HP will unveil extreme-performance computing systems for creating life-sized models of cars and aircraft parts.

Michael Kanellos Staff Writer, CNET News.com
Michael Kanellos is editor at large at CNET News.com, where he covers hardware, research and development, start-ups and the tech industry overseas.
Michael Kanellos
Hewlett-Packard today will unveil extreme-performance computing systems that will allow designers and engineers to create life-sized models of cars and aircraft parts.

One product consists of a workstation with three separate 3D graphics pipelines hooked to the same 10-foot by 3-foot high-resolution screen. Another links three workstations to the same-sized screen.

The HP Vizualize Center and the HP Vizualize Workgroup solutions are aimed at expanding HP's share in the most performance-intensive segments of the Unix workstation market, according to Barry Crume, product marketing manager in the Unix workstation division at HP.

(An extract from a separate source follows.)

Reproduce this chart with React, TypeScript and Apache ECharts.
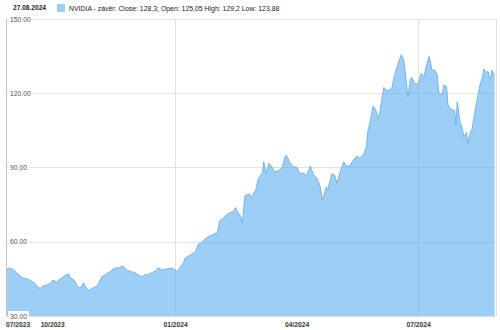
import React, { useEffect, useRef } from 'react';
import * as echarts from 'echarts';

const headerDate = '27.08.2024';
const seriesName = 'NVIDIA - závěr: Close: 128,3; Open: 125,05 High: 129,2 Low: 123,88';

// first day shown and length of the time window (days)
const startYMD = [2023, 7, 27];
const spanDays = 367;

// day offsets from the start date, and closing prices
const dayOffsets = [
  0, 2, 5, 8, 10, 13, 16, 19, 22, 24, 26, 28, 31, 34, 35, 38, 40, 42, 45, 47,
  48, 51, 53, 55, 57, 58, 60, 62, 64, 67, 69, 70, 72, 75, 78, 80, 82, 85, 87, 89,
  91, 94, 97, 99, 102, 104, 106, 108, 112, 114, 117, 120, 123, 125, 128, 130, 133, 134, 138, 142,
  144, 146, 149, 153, 155, 157, 158, 160, 163, 164, 167, 170, 172, 173, 176, 177, 179, 182, 184, 187,
  189, 192, 193, 194, 195, 197, 199, 201, 204, 207, 209, 210, 213, 215, 218, 220, 223, 225, 228, 230,
  232, 234, 235, 237, 240, 241, 244, 246, 248, 250, 253, 255, 258, 260, 263, 265, 268, 270, 271, 273,
  275, 277, 279, 280, 281, 283, 285, 288, 289, 291, 293, 294, 296, 298, 299, 301, 303, 304, 306, 308,
  309, 311, 313, 315, 317, 319, 321, 323, 324, 326, 327, 328, 330, 331, 334, 336, 337, 338, 340, 341,
  343, 345, 346, 348, 349, 351, 353, 355, 357, 358, 359, 361, 363, 364, 365, 366,
];
const closes = [
  48.5, 49.4, 49.0, 47.5, 46.3, 45.3, 45.0, 44.1, 43.0, 41.5, 41.2, 42.2, 42.6, 43.6, 44.5, 43.6, 44.8, 45.4, 46.6, 47.0,
  45.5, 44.5, 42.5, 41.4, 42.0, 43.4, 41.5, 40.2, 41.0, 41.8, 42.6, 44.0, 45.9, 47.0, 47.9, 48.9, 49.4, 49.5, 50.2, 49.4,
  48.4, 47.9, 47.4, 46.6, 45.9, 46.8, 46.5, 47.2, 48.2, 49.5, 48.6, 49.0, 49.2, 49.3, 47.9, 49.3, 51.5, 53.3, 54.6, 56.0,
  59.0, 59.3, 61.1, 62.5, 62.8, 63.6, 62.9, 68.4, 69.6, 70.3, 71.5, 72.1, 73.8, 72.4, 70.1, 67.4, 78.6, 79.2, 78.2, 80.9,
  85.6, 87.7, 92.3, 89.7, 87.7, 91.7, 90.3, 88.3, 88.6, 90.3, 94.4, 95.0, 91.7, 90.3, 90.0, 87.5, 87.8, 86.6, 90.6, 87.4,
  86.3, 84.3, 82.9, 76.9, 82.2, 80.9, 87.4, 87.0, 83.6, 87.7, 92.3, 90.3, 91.0, 93.0, 94.6, 93.7, 95.5, 98.4, 104.5, 109.2,
  114.8, 113.2, 109.9, 112.5, 115.9, 122.4, 121.0, 121.6, 122.0, 127.4, 130.7, 132.5, 135.5, 133.4, 128.7, 118.6, 126.0, 126.3, 124.0, 123.6,
  124.4, 128.0, 126.7, 131.4, 134.8, 129.4, 129.4, 127.4, 120.6, 119.3, 120.6, 123.3, 122.6, 115.3, 113.2, 113.2, 107.2, 116.6, 108.5, 107.2,
  102.4, 104.2, 99.8, 104.7, 105.2, 111.9, 117.9, 123.3, 126.7, 129.8, 128.5, 128.7, 125.3, 129.4, 127.7, 128.3,
];

// x-axis labels and the dates they sit on
const xTickDates = [[2023, 7, 27], [2023, 9, 1], [2024, 0, 1], [2024, 3, 1], [2024, 6, 1]];
const xTickLabels = ['07/2023', '10/2023', '01/2024', '04/2024', '07/2024'];
// vertical grid lines
const xGridDates = [[2023, 7, 27], [2024, 0, 1], [2024, 6, 1], [2024, 7, 28]];

const yMin = 30;
const yMax = 150;
const yStep = 30;

const DAY = 86400000;
const FONT = "'Liberation Sans', Arial, sans-serif";

const utc = (d: number[]) => Date.UTC(d[0], d[1], d[2]);
const dayOf = (d: number[]) => Math.round((utc(d) - utc(startYMD)) / DAY);

export default function App() {
  const ref = useRef<HTMLDivElement>(null);
  useEffect(() => {
    if (!ref.current) return;
    document.body.style.margin = '0';
    const chart = echarts.init(ref.current, null, { renderer: 'svg' });
    const data = dayOffsets.map((d, i) => [d, closes[i]]);
    const tickDays = xTickDates.map(dayOf);
    const labelMap = new Map<number, string>();
    tickDays.forEach((t, i) => labelMap.set(t, xTickLabels[i]));

    chart.setOption({
      animation: false,
      title: {
        text: headerDate,
        left: 13,
        top: 4,
        padding: 0,
        textStyle: { fontFamily: FONT, fontSize: 6.6, fontWeight: 'bold', color: '#222' },
      },
      legend: {
        left: 57,
        top: 4,
        padding: 0,
        icon: 'rect',
        itemWidth: 8,
        itemHeight: 8,
        itemGap: 4,
        data: [{ name: seriesName, itemStyle: { color: '#9dcff6' } }],
        textStyle: { fontFamily: FONT, fontSize: 6.9, color: '#222', padding: [0, 0, 0, -1] },
      },
      grid: { left: 6, right: 4, top: 19, bottom: 14, containLabel: false },
      xAxis: {
        type: 'value',
        min: 0,
        max: spanDays,
        axisLine: { show: false },
        axisTick: { show: false, customValues: xGridDates.map(dayOf) },
        splitLine: { show: true, lineStyle: { color: '#e2e2e2', width: 1 } },
        axisLabel: {
          customValues: tickDays,
          formatter: (v: number) => labelMap.get(v) ?? '',
          alignMinLabel: 'left',
          margin: 5,
          fontFamily: FONT,
          fontSize: 6.7,
          fontWeight: 'bold',
          color: '#333',
        },
      },
      yAxis: {
        type: 'value',
        min: yMin,
        max: yMax,
        interval: yStep,
        axisLine: { show: true, lineStyle: { color: '#c4c4c4' } },
        axisTick: { show: false },
        splitLine: { show: true, lineStyle: { color: '#e2e2e2', width: 1 } },
        axisLabel: {
          inside: true,
          margin: 2,
          formatter: (v: number) => v.toFixed(2),
          fontFamily: FONT,
          fontSize: 6.8,
          color: '#555',
          backgroundColor: '#fff',
          padding: [0, 2, 3, 2],
        },
        z: 3,
      },
      series: [
        {
          name: seriesName,
          type: 'line',
          data,
          showSymbol: false,
          symbol: 'none',
          lineStyle: { color: '#74b4ec', width: 1 },
          itemStyle: { color: '#74b4ec' },
          areaStyle: { color: 'rgb(92,175,240)', opacity: 0.6 },
        },
      ],
    });
    return () => chart.dispose();
  }, []);
  return <div ref={ref} style={{ width: 500, height: 330 }} />;
}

These systems will allow for "immersive vizualization computing," Crume said.

Silicon Graphics has historically been the leader in this market. Last year, however, HP began to standardize the hardware components in an effort to lower prices and take market share, Crume said. For instance, the Vizualize systems being announced are derivatives of Vizualize workstations released last year.

Although less expensive than those of its competitors, the new HP systems are far from cheap. The less-expensive workgroup solution starts at $274,000. It comes with a single HP workstation, the Workgroup ViewStation monitor, 1GB of memory, and two 9GB disks. The three-workstation solution sells for $460,000.

Still, that is less than the equivalent system from SGI, which might sell for $1 million, according to Crume.

The market now consists of three to four machines per month, Crume said, but HP hopes to expand it.